*Objective*
Set the data down again, exactly as it reads, but without the pictures.

*Source material*
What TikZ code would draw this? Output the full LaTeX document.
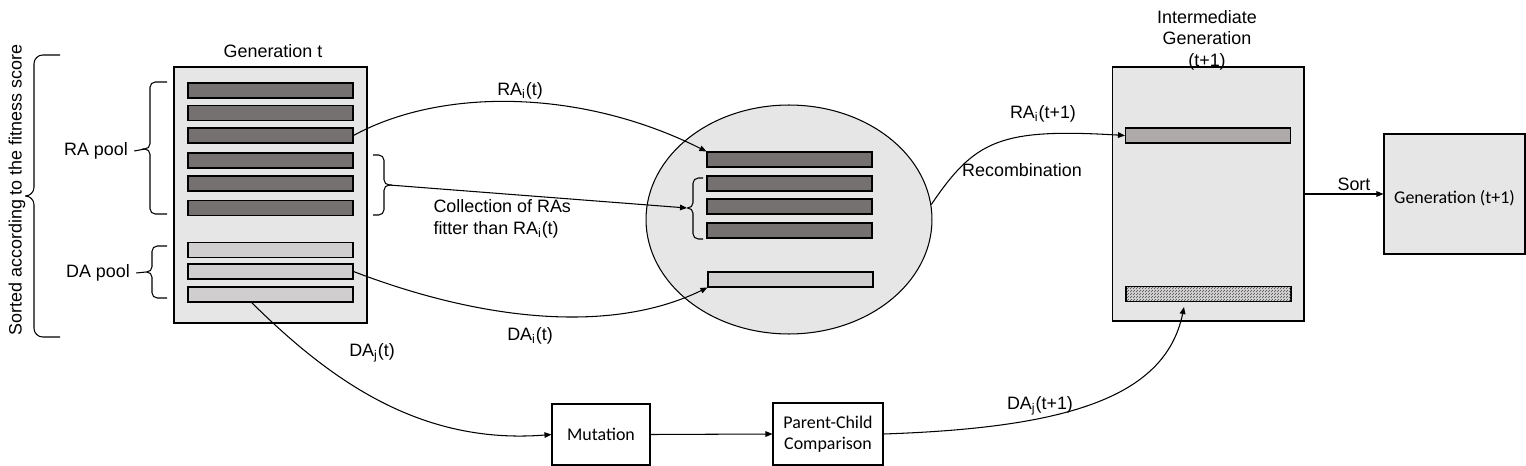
\documentclass[tikz,border=0pt]{standalone}
\usepackage{fontspec}
\setmainfont{Liberation Sans}
\newfontfamily\calibri{Carlito}
\usetikzlibrary{shapes.geometric, positioning, arrows.meta, patterns}

\definecolor{boxgray}{HTML}{E7E6E6}
\definecolor{lightbar}{HTML}{D0CECE}
\definecolor{midbar}{HTML}{AEAAAA}
\definecolor{darkbar}{HTML}{767171}

\pgfdeclarepatternformonly{finedots}{\pgfpointorigin}{\pgfpoint{1.4pt}{1.4pt}}{\pgfpoint{1.4pt}{1.4pt}}{%
  \pgfpathcircle{\pgfpoint{0.35pt}{0.35pt}}{0.35pt}%
  \pgfpathcircle{\pgfpoint{1.05pt}{1.05pt}}{0.35pt}%
  \pgfusepath{fill}}

\begin{document}
\begin{tikzpicture}[x=0.02cm, y=-0.02cm, line width=0.6pt,
    font=\fontsize{10.2}{12.2}\selectfont,
    panel/.style={draw, fill=boxgray, inner sep=0pt},
    rabar/.style={draw, fill=darkbar, minimum width=3.3cm, minimum height=0.3cm, inner sep=0pt},
    dabar/.style={rabar, fill=lightbar},
    procbox/.style={draw, font=\calibri\fontsize{10.2}{12}\selectfont, align=center, inner sep=0pt},
    arr/.style={-{Triangle[length=4pt, width=3.2pt]}},
    pool/.style={rounded corners=3pt}]
            \useasboundingbox (0,0) rectangle (1526,466);

            % Nodes
            \node[panel, minimum width=3.86cm, minimum height=5.12cm] (gent) at (270.5,195) {};
            \node (gentitle) at (273,51) {Generation t};
            \node[rabar] (ra1) at (270.5,90.5) {};
            \node[rabar] (ra2) at (270.5,113) {};
            \node[rabar] (ra3) at (270.5,135.5) {};
            \node[rabar] (ra4) at (270.5,160.5) {};
            \node[rabar] (ra5) at (270.5,183.5) {};
            \node[rabar] (ra6) at (270.5,208) {};
            \node[dabar] (da1) at (270.5,250) {};
            \node[dabar] (da2) at (270.5,271.5) {};
            \node[dabar] (da3) at (270.5,294.5) {};

            \node[rotate=90] (sortedlbl) at (17,190) {Sorted according to the fitness score};
            \node (rapoollbl) at (96,151) {RA pool};
            \node (dapoollbl) at (98,273) {DA pool};

            \node[ellipse, draw, fill=boxgray, minimum width=5.72cm, minimum height=4.58cm, inner sep=0pt] (pool) at (789,219.5) {};
            \node[rabar] (ellra1) at (789.5,159.5) {};
            \node[rabar] (ellra2) at (789.5,183.5) {};
            \node[rabar] (ellra3) at (789.5,206.5) {};
            \node[rabar] (ellra4) at (789.5,230.5) {};
            \node[dabar] (ellda) at (790.5,279.5) {};

            \node[panel, minimum width=3.84cm, minimum height=5.08cm] (intbox) at (1208,194) {};
            \node[align=center] (inttitle) at (1207,40) {Intermediate\\Generation\\(t+1)};
            \node[rabar, fill=midbar] (intra) at (1208,135.5) {};
            \node[dabar, postaction={pattern=finedots, pattern color=black!70}] (hatchbar) at (1208.5,294) {};

            \node[panel, procbox, minimum width=2.82cm, minimum height=2.4cm] (gen1) at (1454.5,194) {\raisebox{-5.5pt}[0pt][0pt]{Generation (t+1)}};
            \node[procbox, minimum width=1.96cm, minimum height=1.22cm] (mut) at (601,434.5) {Mutation};
            \node[procbox, minimum width=2.2cm, minimum height=1.24cm] (pcc) at (828,434) {Parent-Child\\Comparison};

            % Labels
            \node (raitlbl) at (520,91) {RA\textsubscript{i}(t)};
            \node[anchor=west, align=left, inner sep=0pt] (colllbl) at (433,219) {Collection of RAs\\fitter than RA\textsubscript{i}(t)};
            \node (dailbl) at (530,336) {DA\textsubscript{i}(t)};
            \node (dajlbl) at (372,353) {DA\textsubscript{j}(t)};
            \node (raiplbl) at (1043,114) {RA\textsubscript{i}(t+1)};
            \node (recomblbl) at (1022,170) {Recombination};
            \node (sortlbl) at (1354,184) {Sort};
            \node (dajplbl) at (1040,406) {DA\textsubscript{j}(t+1)};

            % Braces
            \draw[rounded corners=5pt] (60,55) -- (34,55) -- (34,196) -- (28,196)
                                       (60,337) -- (34,337) -- (34,196) -- (28,196);
            \coordinate (ratip) at (145,149);
            \draw[pool] (167,82) -- (150,82) -- (150,149) -- (ratip)
                        (167,214) -- (150,214) -- (150,149) -- (ratip);
            \coordinate (datip) at (146,272);
            \draw[pool] (167,246) -- (152,246) -- (152,272) -- (datip)
                        (167,298) -- (152,298) -- (152,272) -- (datip);
            \coordinate (colltip) at (389,185);
            \draw[pool] (373,155) -- (384,155) -- (384,185) -- (colltip)
                        (373,215) -- (384,215) -- (384,185) -- (colltip);
            \coordinate (innertip) at (687,208);
            \draw[pool] (703,178) -- (693,178) -- (693,208) -- (innertip)
                        (703,239) -- (693,239) -- (693,208) -- (innertip);

            % Edges
            \draw (rapoollbl.east) -- (ratip);
            \draw (dapoollbl.east) -- (datip);
            \draw[arr] (ra3.east) .. controls (440,88) and (580,88) .. (ellra1.north west);
            \draw[arr] (colltip) -- (innertip);
            \draw[arr] (da2.east) .. controls (480,320) and (610,335) .. (ellda.south west);
            \draw[arr] (da3.203) .. controls (330,380) and (420,445) .. (mut.west);
            \draw[arr] (mut.east) -- (pcc.west);
            \coordinate (dajin) at (1184,307);
            \draw[arr] (pcc.east) .. controls (1060,428) and (1165,400) .. (dajin);
            \draw[arr] (pool.6) .. controls (975,140) and (1000,128) .. (intra.west);
            \draw[arr] (intbox.east) -- (gen1.west);
        \end{tikzpicture}
\end{document}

*Response to the task*
What TikZ code would draw this? Output the full LaTeX document.
\documentclass[tikz,border=0pt]{standalone}
\usepackage{fontspec}
\setmainfont{Liberation Sans}
\newfontfamily\calibri{Carlito}
\usetikzlibrary{shapes.geometric, positioning, arrows.meta, patterns}

\definecolor{boxgray}{HTML}{E7E6E6}
\definecolor{lightbar}{HTML}{D0CECE}
\definecolor{midbar}{HTML}{AEAAAA}
\definecolor{darkbar}{HTML}{767171}

\pgfdeclarepatternformonly{finedots}{\pgfpointorigin}{\pgfpoint{1.4pt}{1.4pt}}{\pgfpoint{1.4pt}{1.4pt}}{%
  \pgfpathcircle{\pgfpoint{0.35pt}{0.35pt}}{0.35pt}%
  \pgfpathcircle{\pgfpoint{1.05pt}{1.05pt}}{0.35pt}%
  \pgfusepath{fill}}

\begin{document}
\begin{tikzpicture}[x=0.02cm, y=-0.02cm, line width=0.6pt,
    font=\fontsize{10.2}{12.2}\selectfont,
    panel/.style={draw, fill=boxgray, inner sep=0pt},
    rabar/.style={draw, fill=darkbar, minimum width=3.3cm, minimum height=0.3cm, inner sep=0pt},
    dabar/.style={rabar, fill=lightbar},
    procbox/.style={draw, font=\calibri\fontsize{10.2}{12}\selectfont, align=center, inner sep=0pt},
    arr/.style={-{Triangle[length=4pt, width=3.2pt]}},
    pool/.style={rounded corners=3pt}]
            \useasboundingbox (0,0) rectangle (1526,466);

            % Nodes
            \node[panel, minimum width=3.86cm, minimum height=5.12cm] (gent) at (270.5,195) {};
            \node (gentitle) at (273,51) {Generation t};
            \node[rabar] (ra1) at (270.5,90.5) {};
            \node[rabar] (ra2) at (270.5,113) {};
            \node[rabar] (ra3) at (270.5,135.5) {};
            \node[rabar] (ra4) at (270.5,160.5) {};
            \node[rabar] (ra5) at (270.5,183.5) {};
            \node[rabar] (ra6) at (270.5,208) {};
            \node[dabar] (da1) at (270.5,250) {};
            \node[dabar] (da2) at (270.5,271.5) {};
            \node[dabar] (da3) at (270.5,294.5) {};

            \node[rotate=90] (sortedlbl) at (17,190) {Sorted according to the fitness score};
            \node (rapoollbl) at (96,151) {RA pool};
            \node (dapoollbl) at (98,273) {DA pool};

            \node[ellipse, draw, fill=boxgray, minimum width=5.72cm, minimum height=4.58cm, inner sep=0pt] (pool) at (789,219.5) {};
            \node[rabar] (ellra1) at (789.5,159.5) {};
            \node[rabar] (ellra2) at (789.5,183.5) {};
            \node[rabar] (ellra3) at (789.5,206.5) {};
            \node[rabar] (ellra4) at (789.5,230.5) {};
            \node[dabar] (ellda) at (790.5,279.5) {};

            \node[panel, minimum width=3.84cm, minimum height=5.08cm] (intbox) at (1208,194) {};
            \node[align=center] (inttitle) at (1207,40) {Intermediate\\Generation\\(t+1)};
            \node[rabar, fill=midbar] (intra) at (1208,135.5) {};
            \node[dabar, postaction={pattern=finedots, pattern color=black!70}] (hatchbar) at (1208.5,294) {};

            \node[panel, procbox, minimum width=2.82cm, minimum height=2.4cm] (gen1) at (1454.5,194) {\raisebox{-5.5pt}[0pt][0pt]{Generation (t+1)}};
            \node[procbox, minimum width=1.96cm, minimum height=1.22cm] (mut) at (601,434.5) {Mutation};
            \node[procbox, minimum width=2.2cm, minimum height=1.24cm] (pcc) at (828,434) {Parent-Child\\Comparison};

            % Labels
            \node (raitlbl) at (520,91) {RA\textsubscript{i}(t)};
            \node[anchor=west, align=left, inner sep=0pt] (colllbl) at (433,219) {Collection of RAs\\fitter than RA\textsubscript{i}(t)};
            \node (dailbl) at (530,336) {DA\textsubscript{i}(t)};
            \node (dajlbl) at (372,353) {DA\textsubscript{j}(t)};
            \node (raiplbl) at (1043,114) {RA\textsubscript{i}(t+1)};
            \node (recomblbl) at (1022,170) {Recombination};
            \node (sortlbl) at (1354,184) {Sort};
            \node (dajplbl) at (1040,406) {DA\textsubscript{j}(t+1)};

            % Braces
            \draw[rounded corners=5pt] (60,55) -- (34,55) -- (34,196) -- (28,196)
                                       (60,337) -- (34,337) -- (34,196) -- (28,196);
            \coordinate (ratip) at (145,149);
            \draw[pool] (167,82) -- (150,82) -- (150,149) -- (ratip)
                        (167,214) -- (150,214) -- (150,149) -- (ratip);
            \coordinate (datip) at (146,272);
            \draw[pool] (167,246) -- (152,246) -- (152,272) -- (datip)
                        (167,298) -- (152,298) -- (152,272) -- (datip);
            \coordinate (colltip) at (389,185);
            \draw[pool] (373,155) -- (384,155) -- (384,185) -- (colltip)
                        (373,215) -- (384,215) -- (384,185) -- (colltip);
            \coordinate (innertip) at (687,208);
            \draw[pool] (703,178) -- (693,178) -- (693,208) -- (innertip)
                        (703,239) -- (693,239) -- (693,208) -- (innertip);

            % Edges
            \draw (rapoollbl.east) -- (ratip);
            \draw (dapoollbl.east) -- (datip);
            \draw[arr] (ra3.east) .. controls (440,88) and (580,88) .. (ellra1.north west);
            \draw[arr] (colltip) -- (innertip);
            \draw[arr] (da2.east) .. controls (480,320) and (610,335) .. (ellda.south west);
            \draw[arr] (da3.203) .. controls (330,380) and (420,445) .. (mut.west);
            \draw[arr] (mut.east) -- (pcc.west);
            \coordinate (dajin) at (1184,307);
            \draw[arr] (pcc.east) .. controls (1060,428) and (1165,400) .. (dajin);
            \draw[arr] (pool.6) .. controls (975,140) and (1000,128) .. (intra.west);
            \draw[arr] (intbox.east) -- (gen1.west);
        \end{tikzpicture}
\end{document}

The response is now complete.